Alice approached Lisa Jacobs in 2011 and suggested they write a song together. In early 2012, the pair decided to formally collaborate under the name jocelyn & lisa. The duo's debut EP Weary Warrior charted #2 and #5 on University of Calgary radio station CJSW.

=== Solo career ===
In 2014, Alice co-wrote "Jackpot" with Hello Moth. It was released on YouTube on December 25, 2014. The song reached #43 on the Billboard Canadian Hot 100 chart the week of July 25, 2015, and climbed to #38 the following week. Jackpot was #9 on Spotify's 10 most viral tracks in the United States that same week.

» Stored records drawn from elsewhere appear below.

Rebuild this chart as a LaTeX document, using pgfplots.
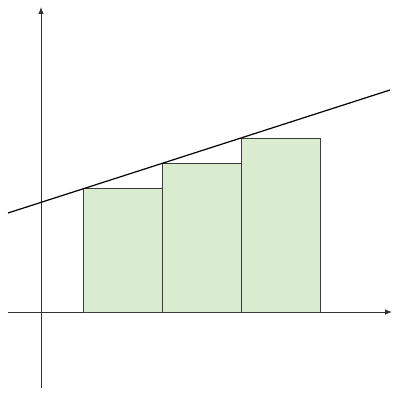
\documentclass[border=0pt]{standalone}
\usepackage{pgfplots}
\pgfplotsset{compat=1.18}
\usetikzlibrary{arrows.meta}
\definecolor{barfill}{RGB}{217,236,208}
\definecolor{bardraw}{RGB}{60,60,60}
\definecolor{axdraw}{RGB}{50,50,50}
\begin{document}
\begin{tikzpicture}
\begin{axis}[
  x=1pt, y=1pt,
  axis lines=middle,
  xmin=-33, xmax=351, ymin=-76, ymax=305,
  xtick=\empty, ytick=\empty,
  axis line style={axdraw, line width=0.9pt},
  x axis line style={-{Latex[length=7pt,width=5.5pt]}},
  y axis line style={-{Latex[length=7pt,width=5.5pt]}},
  clip=false,
  axis on top=false,
]
\path (axis cs:-41,-88) rectangle (axis cs:359,312);
\addplot[ybar interval, fill=barfill, draw=bardraw, line width=0.8pt] coordinates {(42,124) (121,149) (200,174) (279,174)};
\addplot[black, line width=1.2pt] coordinates {(-33,99) (349,222)};
\end{axis}
\end{tikzpicture}
\end{document}
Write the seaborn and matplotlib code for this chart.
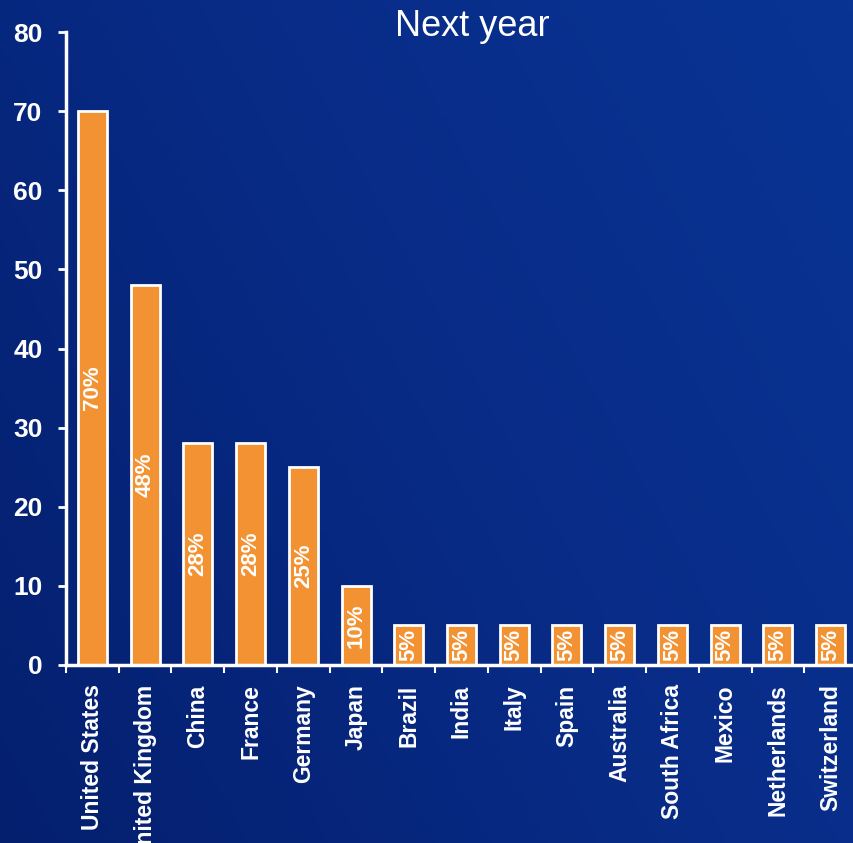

In December 2015, Alice signed a record deal with Sony affiliate Disruptor Records, where she has teamed up with producer Ryan Guldemond. Alice released her debut EP Little Devil in 2018.

==Controversy==
During her rendition of "O Canada" prior to the MLB All-Star game in Miami on July 11, 2017, Alice suddenly giggled after singing the line "God keep our Land", prompting a startled response from some players and fans in attendance. Alice received severe backlash from news outlets and online commenters, with several observing that she had disrespected and "butchered" the anthem, dubbing the rendition an "absolute disaster" and "one of the worst attempts in recent memory", and criticizing her singing in general. Alice later tweeted that the reason she had giggled was because she had seen some fellow Canadians on the big screen and was "overcome with excitement".

==Discography==
===Studio albums===

| Title | Details |
|---|---|
| How Dare You. | Release date: November 22, 2019; Label: Jocelyn Alice Entertainment; |

===Extended plays===

| Title | Details |
|---|---|
| Little Devil | Release date: September 28, 2018; Label: Disruptor, Sony; |
| Baby Girl | Release date: July 8, 2022; Label: So This Is Music; |

===Singles===
====As lead artist====

Year: Single; Peak positions; Certifications; Album
CAN: CAN AC; CAN CHR; CAN Hot AC; US Dance Air.
2015: "Jackpot"; 38; 12; 14; 13; 37; MC: Platinum;; Little Devil
2016: "Feels Right"; —; 34; 32; 31; —; MC: Gold;
2017: "Bound to You"; —; 16; 42; 18; —; MC: Gold;
2018: "I Know"; —; 41; 35; 24; —
"Still Wondering": —; 46; 32; 49; —
2019: "Sweetheart"; —; —; —; —; —; How Dare You.
"The Dark": —; —; —; —; —
"Spin Cycle" (featuring Rayelle): —; —; —; —; —
"Guess I Still Love You": —; —; —; —; —
2020: "Therapy" (with Ria Mae); —; —; —; —; —; Therapy
"Swoon" (with Ria Mae): —; —; —; —; —
2021: "How Could You Not Know"; —; —; —; —; —; Baby Girl
2022: "Heartbreak Station"; —; —; —; —; —
"Better Days" (with Coleman Hell): —; —; —; —; —; Joyride!
"—" denotes a recording that failed to chart.

Notes

====As featured artist====

Year: Single; Album
2017: "I'm on Somethin'" (BRKLYN featuring Jocelyn Alice); Non-album single
2018: "Radio Silence" (with R3hab); The Wave
"Things I've Learned" (with BRKLYN and Fairlane): Things I've Learned
2019: "Mr Parachute" (Marshall featuring Jocelyn Alice); Layers
"Cannonball" (Vanic featuring Jocelyn Alice): Non-album singles
"Never Been Hurt Before" (Tep No featuring Jocelyn Alice)
"Red Flags" (with Nick Bateman and Elijah Woods)
2020: "Nobody but You" (BRKLYN featuring Jocelyn Alice)
"Somebody Loves You" (White Panda featuring Jocelyn Alice)
"Missing Me" (with Mathew V)

==Awards and nominations==
Alice was nominated for two 2016 Canadian Radio Music Awards, Best New Group or Solo Artist: AC; and Best New Group or Solo Artist: CHR. She was also nominated for Pop Artist of the Year and Single of the Year at Canadian Music Week 2016 Indie Awards.

Alice received a Pop/Rock Award for "Jackpot" at the 2016 SOCAN Awards.

Alice received a No.1 Song Award from SOCAN for co-writing the chart-topping song "The Drugs" by Mother Mother.